• [INSTRUCTIONS FOR THE TASK]: Transcribe each line of the material as it is, and drop any picture.

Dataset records
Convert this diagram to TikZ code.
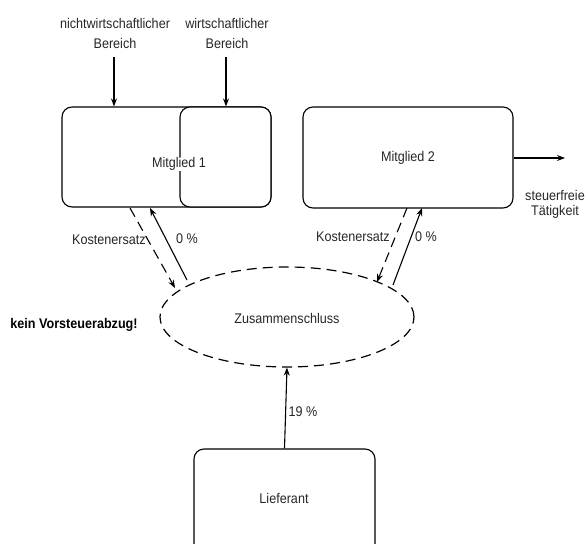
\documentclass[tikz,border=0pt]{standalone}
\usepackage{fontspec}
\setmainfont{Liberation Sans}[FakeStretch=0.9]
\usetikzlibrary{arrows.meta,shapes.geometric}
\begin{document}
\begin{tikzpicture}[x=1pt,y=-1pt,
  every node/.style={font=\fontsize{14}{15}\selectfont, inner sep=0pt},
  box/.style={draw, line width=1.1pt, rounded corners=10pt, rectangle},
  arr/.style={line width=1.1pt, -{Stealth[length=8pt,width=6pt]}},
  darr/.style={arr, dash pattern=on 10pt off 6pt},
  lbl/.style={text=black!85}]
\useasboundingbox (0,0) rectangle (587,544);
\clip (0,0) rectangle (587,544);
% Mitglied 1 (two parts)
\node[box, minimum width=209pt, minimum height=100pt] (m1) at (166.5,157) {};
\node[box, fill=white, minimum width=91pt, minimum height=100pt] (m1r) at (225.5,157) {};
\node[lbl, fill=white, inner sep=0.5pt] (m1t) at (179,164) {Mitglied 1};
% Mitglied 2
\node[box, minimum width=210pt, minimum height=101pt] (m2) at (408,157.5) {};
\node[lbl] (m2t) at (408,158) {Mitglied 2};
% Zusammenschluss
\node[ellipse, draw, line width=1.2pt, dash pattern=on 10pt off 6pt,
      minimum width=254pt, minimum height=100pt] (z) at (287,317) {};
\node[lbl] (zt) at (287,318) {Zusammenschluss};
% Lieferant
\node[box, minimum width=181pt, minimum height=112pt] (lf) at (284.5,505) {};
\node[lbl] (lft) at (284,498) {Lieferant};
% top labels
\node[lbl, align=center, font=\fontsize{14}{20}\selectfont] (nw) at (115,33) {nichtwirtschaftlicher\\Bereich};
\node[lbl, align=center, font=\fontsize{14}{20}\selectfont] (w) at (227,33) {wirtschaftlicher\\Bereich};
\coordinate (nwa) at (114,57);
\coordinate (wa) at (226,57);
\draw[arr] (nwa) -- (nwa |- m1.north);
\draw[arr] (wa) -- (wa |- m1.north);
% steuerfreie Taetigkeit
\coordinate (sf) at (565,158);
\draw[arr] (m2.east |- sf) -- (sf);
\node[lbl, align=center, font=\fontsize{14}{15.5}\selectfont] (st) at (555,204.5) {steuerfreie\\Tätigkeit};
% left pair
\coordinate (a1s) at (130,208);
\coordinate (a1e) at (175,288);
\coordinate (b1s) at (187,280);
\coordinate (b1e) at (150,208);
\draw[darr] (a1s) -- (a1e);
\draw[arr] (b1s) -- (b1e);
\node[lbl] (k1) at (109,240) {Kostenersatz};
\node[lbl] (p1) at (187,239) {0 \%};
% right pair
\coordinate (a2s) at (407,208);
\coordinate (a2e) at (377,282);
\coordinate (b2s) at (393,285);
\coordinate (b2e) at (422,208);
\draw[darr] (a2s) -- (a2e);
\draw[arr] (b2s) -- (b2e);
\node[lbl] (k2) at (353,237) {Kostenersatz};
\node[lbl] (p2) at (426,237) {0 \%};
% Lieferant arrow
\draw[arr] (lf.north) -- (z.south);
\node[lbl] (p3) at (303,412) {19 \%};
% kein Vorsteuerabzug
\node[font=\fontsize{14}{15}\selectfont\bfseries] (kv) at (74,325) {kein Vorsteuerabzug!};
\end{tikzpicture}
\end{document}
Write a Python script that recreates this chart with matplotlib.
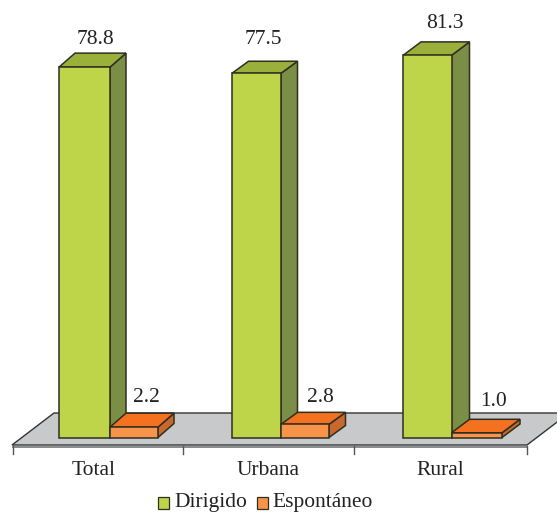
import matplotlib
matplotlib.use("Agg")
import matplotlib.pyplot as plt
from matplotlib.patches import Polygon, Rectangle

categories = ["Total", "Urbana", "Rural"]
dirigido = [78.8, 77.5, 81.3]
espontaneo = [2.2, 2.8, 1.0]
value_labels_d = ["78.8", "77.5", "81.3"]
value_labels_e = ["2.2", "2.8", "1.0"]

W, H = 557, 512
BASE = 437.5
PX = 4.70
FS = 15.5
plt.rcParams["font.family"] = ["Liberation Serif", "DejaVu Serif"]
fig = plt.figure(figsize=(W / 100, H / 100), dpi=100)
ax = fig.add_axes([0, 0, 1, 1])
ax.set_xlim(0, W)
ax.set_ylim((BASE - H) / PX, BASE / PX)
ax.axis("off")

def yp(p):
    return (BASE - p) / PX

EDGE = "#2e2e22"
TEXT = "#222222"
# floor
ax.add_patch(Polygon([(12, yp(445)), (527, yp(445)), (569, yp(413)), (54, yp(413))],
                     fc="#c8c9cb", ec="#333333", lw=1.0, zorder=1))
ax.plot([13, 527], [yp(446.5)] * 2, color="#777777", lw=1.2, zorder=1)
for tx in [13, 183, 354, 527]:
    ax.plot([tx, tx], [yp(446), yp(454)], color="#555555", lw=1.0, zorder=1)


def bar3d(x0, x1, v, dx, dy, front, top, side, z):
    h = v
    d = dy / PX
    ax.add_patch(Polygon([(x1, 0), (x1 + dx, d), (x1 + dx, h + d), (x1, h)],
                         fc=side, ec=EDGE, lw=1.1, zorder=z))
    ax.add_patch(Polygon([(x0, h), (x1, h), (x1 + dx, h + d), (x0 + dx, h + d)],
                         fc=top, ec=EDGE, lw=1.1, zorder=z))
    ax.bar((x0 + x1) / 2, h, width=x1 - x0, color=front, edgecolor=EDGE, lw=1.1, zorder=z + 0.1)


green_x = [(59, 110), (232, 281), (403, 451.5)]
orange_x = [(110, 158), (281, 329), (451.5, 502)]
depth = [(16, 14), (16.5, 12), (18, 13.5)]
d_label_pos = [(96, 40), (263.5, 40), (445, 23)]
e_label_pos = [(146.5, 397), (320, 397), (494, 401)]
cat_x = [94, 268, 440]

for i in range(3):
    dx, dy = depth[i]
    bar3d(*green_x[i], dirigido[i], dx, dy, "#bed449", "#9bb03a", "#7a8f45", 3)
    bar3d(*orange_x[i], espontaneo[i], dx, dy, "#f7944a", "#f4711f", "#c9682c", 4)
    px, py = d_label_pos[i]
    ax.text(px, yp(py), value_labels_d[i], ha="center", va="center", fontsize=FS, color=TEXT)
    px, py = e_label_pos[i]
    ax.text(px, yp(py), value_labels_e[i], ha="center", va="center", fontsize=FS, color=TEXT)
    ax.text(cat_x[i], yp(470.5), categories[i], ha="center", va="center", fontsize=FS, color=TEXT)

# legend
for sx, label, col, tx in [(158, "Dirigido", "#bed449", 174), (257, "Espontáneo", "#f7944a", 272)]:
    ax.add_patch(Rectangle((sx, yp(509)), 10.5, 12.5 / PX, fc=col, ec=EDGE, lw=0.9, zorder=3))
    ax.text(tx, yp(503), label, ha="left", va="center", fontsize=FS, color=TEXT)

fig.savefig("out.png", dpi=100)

• [PROBLEM SOLUTION]:
Convert this diagram to TikZ code.
\documentclass[tikz,border=0pt]{standalone}
\usepackage{fontspec}
\setmainfont{Liberation Sans}[FakeStretch=0.9]
\usetikzlibrary{arrows.meta,shapes.geometric}
\begin{document}
\begin{tikzpicture}[x=1pt,y=-1pt,
  every node/.style={font=\fontsize{14}{15}\selectfont, inner sep=0pt},
  box/.style={draw, line width=1.1pt, rounded corners=10pt, rectangle},
  arr/.style={line width=1.1pt, -{Stealth[length=8pt,width=6pt]}},
  darr/.style={arr, dash pattern=on 10pt off 6pt},
  lbl/.style={text=black!85}]
\useasboundingbox (0,0) rectangle (587,544);
\clip (0,0) rectangle (587,544);
% Mitglied 1 (two parts)
\node[box, minimum width=209pt, minimum height=100pt] (m1) at (166.5,157) {};
\node[box, fill=white, minimum width=91pt, minimum height=100pt] (m1r) at (225.5,157) {};
\node[lbl, fill=white, inner sep=0.5pt] (m1t) at (179,164) {Mitglied 1};
% Mitglied 2
\node[box, minimum width=210pt, minimum height=101pt] (m2) at (408,157.5) {};
\node[lbl] (m2t) at (408,158) {Mitglied 2};
% Zusammenschluss
\node[ellipse, draw, line width=1.2pt, dash pattern=on 10pt off 6pt,
      minimum width=254pt, minimum height=100pt] (z) at (287,317) {};
\node[lbl] (zt) at (287,318) {Zusammenschluss};
% Lieferant
\node[box, minimum width=181pt, minimum height=112pt] (lf) at (284.5,505) {};
\node[lbl] (lft) at (284,498) {Lieferant};
% top labels
\node[lbl, align=center, font=\fontsize{14}{20}\selectfont] (nw) at (115,33) {nichtwirtschaftlicher\\Bereich};
\node[lbl, align=center, font=\fontsize{14}{20}\selectfont] (w) at (227,33) {wirtschaftlicher\\Bereich};
\coordinate (nwa) at (114,57);
\coordinate (wa) at (226,57);
\draw[arr] (nwa) -- (nwa |- m1.north);
\draw[arr] (wa) -- (wa |- m1.north);
% steuerfreie Taetigkeit
\coordinate (sf) at (565,158);
\draw[arr] (m2.east |- sf) -- (sf);
\node[lbl, align=center, font=\fontsize{14}{15.5}\selectfont] (st) at (555,204.5) {steuerfreie\\Tätigkeit};
% left pair
\coordinate (a1s) at (130,208);
\coordinate (a1e) at (175,288);
\coordinate (b1s) at (187,280);
\coordinate (b1e) at (150,208);
\draw[darr] (a1s) -- (a1e);
\draw[arr] (b1s) -- (b1e);
\node[lbl] (k1) at (109,240) {Kostenersatz};
\node[lbl] (p1) at (187,239) {0 \%};
% right pair
\coordinate (a2s) at (407,208);
\coordinate (a2e) at (377,282);
\coordinate (b2s) at (393,285);
\coordinate (b2e) at (422,208);
\draw[darr] (a2s) -- (a2e);
\draw[arr] (b2s) -- (b2e);
\node[lbl] (k2) at (353,237) {Kostenersatz};
\node[lbl] (p2) at (426,237) {0 \%};
% Lieferant arrow
\draw[arr] (lf.north) -- (z.south);
\node[lbl] (p3) at (303,412) {19 \%};
% kein Vorsteuerabzug
\node[font=\fontsize{14}{15}\selectfont\bfseries] (kv) at (74,325) {kein Vorsteuerabzug!};
\end{tikzpicture}
\end{document}
Write a Python script that recreates this chart with matplotlib.
import matplotlib
matplotlib.use("Agg")
import matplotlib.pyplot as plt
from matplotlib.patches import Polygon, Rectangle

categories = ["Total", "Urbana", "Rural"]
dirigido = [78.8, 77.5, 81.3]
espontaneo = [2.2, 2.8, 1.0]
value_labels_d = ["78.8", "77.5", "81.3"]
value_labels_e = ["2.2", "2.8", "1.0"]

W, H = 557, 512
BASE = 437.5
PX = 4.70
FS = 15.5
plt.rcParams["font.family"] = ["Liberation Serif", "DejaVu Serif"]
fig = plt.figure(figsize=(W / 100, H / 100), dpi=100)
ax = fig.add_axes([0, 0, 1, 1])
ax.set_xlim(0, W)
ax.set_ylim((BASE - H) / PX, BASE / PX)
ax.axis("off")

def yp(p):
    return (BASE - p) / PX

EDGE = "#2e2e22"
TEXT = "#222222"
# floor
ax.add_patch(Polygon([(12, yp(445)), (527, yp(445)), (569, yp(413)), (54, yp(413))],
                     fc="#c8c9cb", ec="#333333", lw=1.0, zorder=1))
ax.plot([13, 527], [yp(446.5)] * 2, color="#777777", lw=1.2, zorder=1)
for tx in [13, 183, 354, 527]:
    ax.plot([tx, tx], [yp(446), yp(454)], color="#555555", lw=1.0, zorder=1)


def bar3d(x0, x1, v, dx, dy, front, top, side, z):
    h = v
    d = dy / PX
    ax.add_patch(Polygon([(x1, 0), (x1 + dx, d), (x1 + dx, h + d), (x1, h)],
                         fc=side, ec=EDGE, lw=1.1, zorder=z))
    ax.add_patch(Polygon([(x0, h), (x1, h), (x1 + dx, h + d), (x0 + dx, h + d)],
                         fc=top, ec=EDGE, lw=1.1, zorder=z))
    ax.bar((x0 + x1) / 2, h, width=x1 - x0, color=front, edgecolor=EDGE, lw=1.1, zorder=z + 0.1)


green_x = [(59, 110), (232, 281), (403, 451.5)]
orange_x = [(110, 158), (281, 329), (451.5, 502)]
depth = [(16, 14), (16.5, 12), (18, 13.5)]
d_label_pos = [(96, 40), (263.5, 40), (445, 23)]
e_label_pos = [(146.5, 397), (320, 397), (494, 401)]
cat_x = [94, 268, 440]

for i in range(3):
    dx, dy = depth[i]
    bar3d(*green_x[i], dirigido[i], dx, dy, "#bed449", "#9bb03a", "#7a8f45", 3)
    bar3d(*orange_x[i], espontaneo[i], dx, dy, "#f7944a", "#f4711f", "#c9682c", 4)
    px, py = d_label_pos[i]
    ax.text(px, yp(py), value_labels_d[i], ha="center", va="center", fontsize=FS, color=TEXT)
    px, py = e_label_pos[i]
    ax.text(px, yp(py), value_labels_e[i], ha="center", va="center", fontsize=FS, color=TEXT)
    ax.text(cat_x[i], yp(470.5), categories[i], ha="center", va="center", fontsize=FS, color=TEXT)

# legend
for sx, label, col, tx in [(158, "Dirigido", "#bed449", 174), (257, "Espontáneo", "#f7944a", 272)]:
    ax.add_patch(Rectangle((sx, yp(509)), 10.5, 12.5 / PX, fc=col, ec=EDGE, lw=0.9, zorder=3))
    ax.text(tx, yp(503), label, ha="left", va="center", fontsize=FS, color=TEXT)

fig.savefig("out.png", dpi=100)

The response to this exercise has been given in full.